Chester races is the oldest racecourse in the country established in 1539.
History of the racecourse
The racecourse known as the Roodee is a 65-acre racecourse situated on the banks of the River Dee. Before becoming a racecourse, the Roodee site was previously a harbour. This was during the Roman occupation of the city during the Dark Ages. As the river silted up, the harbour was closed. Close to the centre of the course there is a raised mound, decorated by a small cross known as a “Rood”. As a result, the racecourse became known as “Roodee” – also known as “Rood Eye”, meaning “The Island of the Cross”.
Location of the racecourse
Chester racecourse’s position and its very close proximity to the city centre, means race meetings at Chester are very popular. It is only a very short stroll from the course to all the hotels, bars, shopping and restaurants. The racecourse itself is a flat, left-handed (or anti-clockwise) and measures just over 1-mile (1.6 km) long. One of the main characteristics of the course is the very short straight (only 239 yards). As a result of this, long-strided horses, which normally perform better on straights, are at a distinct disadvantage.
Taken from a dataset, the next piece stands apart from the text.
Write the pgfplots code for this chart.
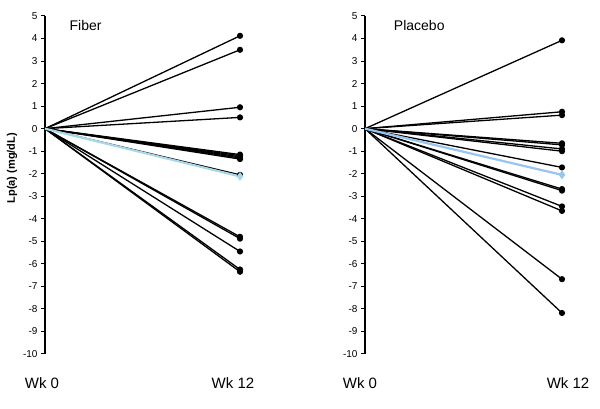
\documentclass[border=0pt]{standalone}
\usepackage{fontspec}
\setmainfont{Liberation Sans}
\usepackage{pgfplots}
\pgfplotsset{compat=1.18}
\definecolor{fibblue}{RGB}{170,215,232}
\definecolor{plablue}{RGB}{150,198,240}
\tikzset{wk/.style={anchor=north, inner sep=0pt, font=\fontsize{15}{17}\selectfont, yshift=-23pt}}
\pgfplotsset{
  ln/.style={black, line width=1.3pt, mark=*, mark size=2.4pt, mark indices={2}, mark options={solid}},
  panel/.style={
    scale only axis, width=195pt, height=338pt,
    xmin=0, xmax=12, ymin=-10, ymax=5,
    clip=false,
    axis y line*=left, axis x line=none,
    ytick={-10,-9,-8,-7,-6,-5,-4,-3,-2,-1,0,1,2,3,4,5},
    yticklabels={-10,-9,-8,-7,-6,-5,-4,-3,-2,-1,0,1,2,3,4,5},
    yticklabel style={font=\fontsize{10}{12}\selectfont},
    tick align=outside, major tick length=4pt,
    y axis line style={line width=1.1pt},
    ytick style={line width=1pt, black},
    /pgf/number format/assume math mode=true,
  }
}
\begin{document}
\begin{tikzpicture}[x=1pt,y=1pt]
\useasboundingbox (0,0) rectangle (600,409);
% Fiber
\begin{axis}[panel, at={(45pt,55pt)}, anchor=south west,
  ylabel={\bfseries Lp(a) (mg/dL)},
  every axis y label/.style={at={(axis description cs:-0.169,0.55)}, rotate=90, anchor=center, font=\fontsize{11}{13}\selectfont}]
\addplot[ln] coordinates {(0,0) (12,4.12)};
\addplot[ln] coordinates {(0,0) (12,3.5)};
\addplot[ln] coordinates {(0,0) (12,0.95)};
\addplot[ln] coordinates {(0,0) (12,0.5)};
\addplot[ln] coordinates {(0,0) (12,-1.15)};
\addplot[ln] coordinates {(0,0) (12,-1.2)};
\addplot[ln] coordinates {(0,0) (12,-1.25)};
\addplot[ln] coordinates {(0,0) (12,-1.3)};
\addplot[ln] coordinates {(0,0) (12,-1.35)};
\addplot[ln] coordinates {(0,0) (12,-2.05)};
\addplot[ln] coordinates {(0,0) (12,-4.8)};
\addplot[ln] coordinates {(0,0) (12,-4.88)};
\addplot[ln] coordinates {(0,0) (12,-5.45)};
\addplot[ln] coordinates {(0,0) (12,-6.25)};
\addplot[ln] coordinates {(0,0) (12,-6.35)};
\addplot[fibblue, line width=2.2pt, mark=diamond*, mark size=2.6pt, mark indices={2}] coordinates {(0,0) (12,-2.12)};
\node[anchor=west, font=\fontsize{14}{16}\selectfont] at (axis cs:1.3,4.6) {Fiber};
\node[wk, xshift=-3pt] at (axis cs:0,-10) {Wk 0};
\node[wk, xshift=-7pt] at (axis cs:12,-10) {Wk 12};
\end{axis}
% Placebo
\begin{axis}[panel, at={(365pt,55pt)}, anchor=south west, width=197pt]
\addplot[ln] coordinates {(0,0) (12,3.92)};
\addplot[ln] coordinates {(0,0) (12,0.75)};
\addplot[ln] coordinates {(0,0) (12,0.6)};
\addplot[ln] coordinates {(0,0) (12,-0.65)};
\addplot[ln] coordinates {(0,0) (12,-0.72)};
\addplot[ln] coordinates {(0,0) (12,-0.9)};
\addplot[ln] coordinates {(0,0) (12,-1.0)};
\addplot[ln] coordinates {(0,0) (12,-1.72)};
\addplot[ln] coordinates {(0,0) (12,-2.68)};
\addplot[ln] coordinates {(0,0) (12,-2.75)};
\addplot[ln] coordinates {(0,0) (12,-3.45)};
\addplot[ln] coordinates {(0,0) (12,-3.65)};
\addplot[ln] coordinates {(0,0) (12,-6.68)};
\addplot[ln] coordinates {(0,0) (12,-8.18)};
\addplot[plablue, line width=2.2pt, mark=diamond*, mark size=2.6pt, mark indices={2}] coordinates {(0,0) (12,-2.05)};
\node[anchor=west, font=\fontsize{14}{16}\selectfont] at (axis cs:1.55,4.6) {Placebo};
\node[wk, xshift=-5pt] at (axis cs:0,-10) {Wk 0};
\node[wk, xshift=6pt] at (axis cs:12,-10) {Wk 12};
\end{axis}
\end{tikzpicture}
\end{document}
In 2008, a restaurant opened on the racecourse, by the name of “1539”. Restaurant 1539 offers spectacular views of the course and was named in recognition of the first year that horse racing took place in Chester.
Another relatively new feature is the opening in 2013 of a Pub and Restaurant called The White Horse. You can find this popular pub in the centre of the Course.
Without doubt the most popular meeting is the Boodles May meeting. Consequently the highlight of the event is the Chester Cup which has now been moved to the Friday. Furthermore, even Chester residents who are not necessarily big race fans or race goers get involved in the Chester May meeting. The meeting does generate a sense of excitement and huge local interest and you are also guaranteed to spot a celebrity or two there.